__Instructions to follow__.
In your copy, leave out the pictures; write out all the data exactly.

__Source excerpt__.
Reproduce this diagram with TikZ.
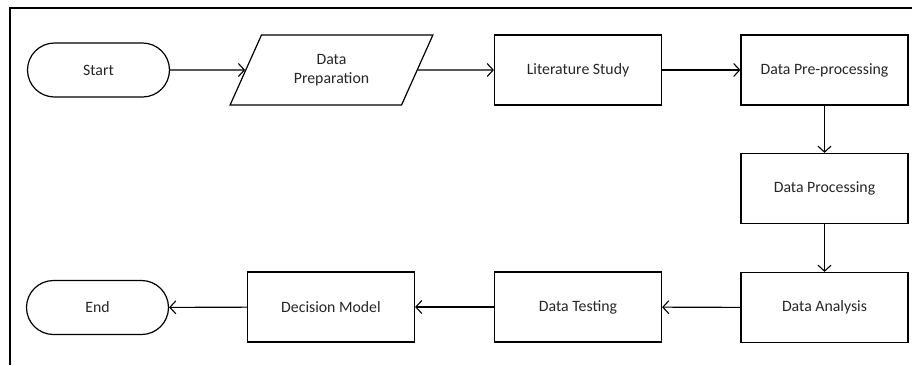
\documentclass[tikz,border=0pt]{standalone}
\usepackage{fontspec}
\setmainfont{Carlito}
\usetikzlibrary{shapes.geometric,arrows.meta}
\begin{document}
\begin{tikzpicture}[x=1pt,y=-1pt,
  every node/.style={font=\fontsize{15.8}{19}\selectfont, text=black!85, align=center, inner sep=0pt},
  proc/.style={draw, line width=1.2pt, rectangle, minimum width=167pt, minimum height=70pt},
  term/.style={draw, line width=1.2pt, rectangle, rounded corners=27pt, minimum width=142pt, minimum height=54pt},
  io/.style={draw, line width=1.2pt, trapezium, trapezium left angle=62, trapezium right angle=118, trapezium stretches=true, minimum width=203pt, minimum height=70pt},
  flow/.style={line width=1.1pt, -{Straight Barb[length=6pt,width=13pt,line width=1.1pt]}}
]
\useasboundingbox (0,0) rectangle (912,365);
\coordinate (ftr) at (912,8);
\coordinate (ftl) at (10,8);
\coordinate (fbl) at (10,365);
\draw[line width=1.3pt] (ftr) -- (ftl) -- (fbl);

\node[term] (start) at (98.5,70) {Start};
\node[io] (prep) at (331.5,70) {Data\\Preparation};
\node[proc] (lit) at (578,70) {Literature Study};
\node[proc] (pre) at (824.5,70) {Data Pre-processing};
\node[proc] (proc) at (824.5,188.5) {Data Processing};
\node[proc] (ana) at (824.5,307.5) {Data Analysis};
\node[proc] (test) at (578,307) {Data Testing};
\node[proc] (dec) at (331,307) {Decision Model};
\node[term] (end) at (97.5,307.5) {End};

\draw[flow] (start) -- (prep);
\draw[flow] (prep) -- (lit);
\draw[flow] (lit) -- (pre);
\draw[flow] (pre) -- (proc);
\draw[flow] (proc) -- (ana);
\draw[flow] (ana) -- (test);
\draw[flow] (test) -- (dec);
\draw[flow] (dec) -- (end);
\end{tikzpicture}
\end{document}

__Result of this exercise__.
Reproduce this diagram with TikZ.
\documentclass[tikz,border=0pt]{standalone}
\usepackage{fontspec}
\setmainfont{Carlito}
\usetikzlibrary{shapes.geometric,arrows.meta}
\begin{document}
\begin{tikzpicture}[x=1pt,y=-1pt,
  every node/.style={font=\fontsize{15.8}{19}\selectfont, text=black!85, align=center, inner sep=0pt},
  proc/.style={draw, line width=1.2pt, rectangle, minimum width=167pt, minimum height=70pt},
  term/.style={draw, line width=1.2pt, rectangle, rounded corners=27pt, minimum width=142pt, minimum height=54pt},
  io/.style={draw, line width=1.2pt, trapezium, trapezium left angle=62, trapezium right angle=118, trapezium stretches=true, minimum width=203pt, minimum height=70pt},
  flow/.style={line width=1.1pt, -{Straight Barb[length=6pt,width=13pt,line width=1.1pt]}}
]
\useasboundingbox (0,0) rectangle (912,365);
\coordinate (ftr) at (912,8);
\coordinate (ftl) at (10,8);
\coordinate (fbl) at (10,365);
\draw[line width=1.3pt] (ftr) -- (ftl) -- (fbl);

\node[term] (start) at (98.5,70) {Start};
\node[io] (prep) at (331.5,70) {Data\\Preparation};
\node[proc] (lit) at (578,70) {Literature Study};
\node[proc] (pre) at (824.5,70) {Data Pre-processing};
\node[proc] (proc) at (824.5,188.5) {Data Processing};
\node[proc] (ana) at (824.5,307.5) {Data Analysis};
\node[proc] (test) at (578,307) {Data Testing};
\node[proc] (dec) at (331,307) {Decision Model};
\node[term] (end) at (97.5,307.5) {End};

\draw[flow] (start) -- (prep);
\draw[flow] (prep) -- (lit);
\draw[flow] (lit) -- (pre);
\draw[flow] (pre) -- (proc);
\draw[flow] (proc) -- (ana);
\draw[flow] (ana) -- (test);
\draw[flow] (test) -- (dec);
\draw[flow] (dec) -- (end);
\end{tikzpicture}
\end{document}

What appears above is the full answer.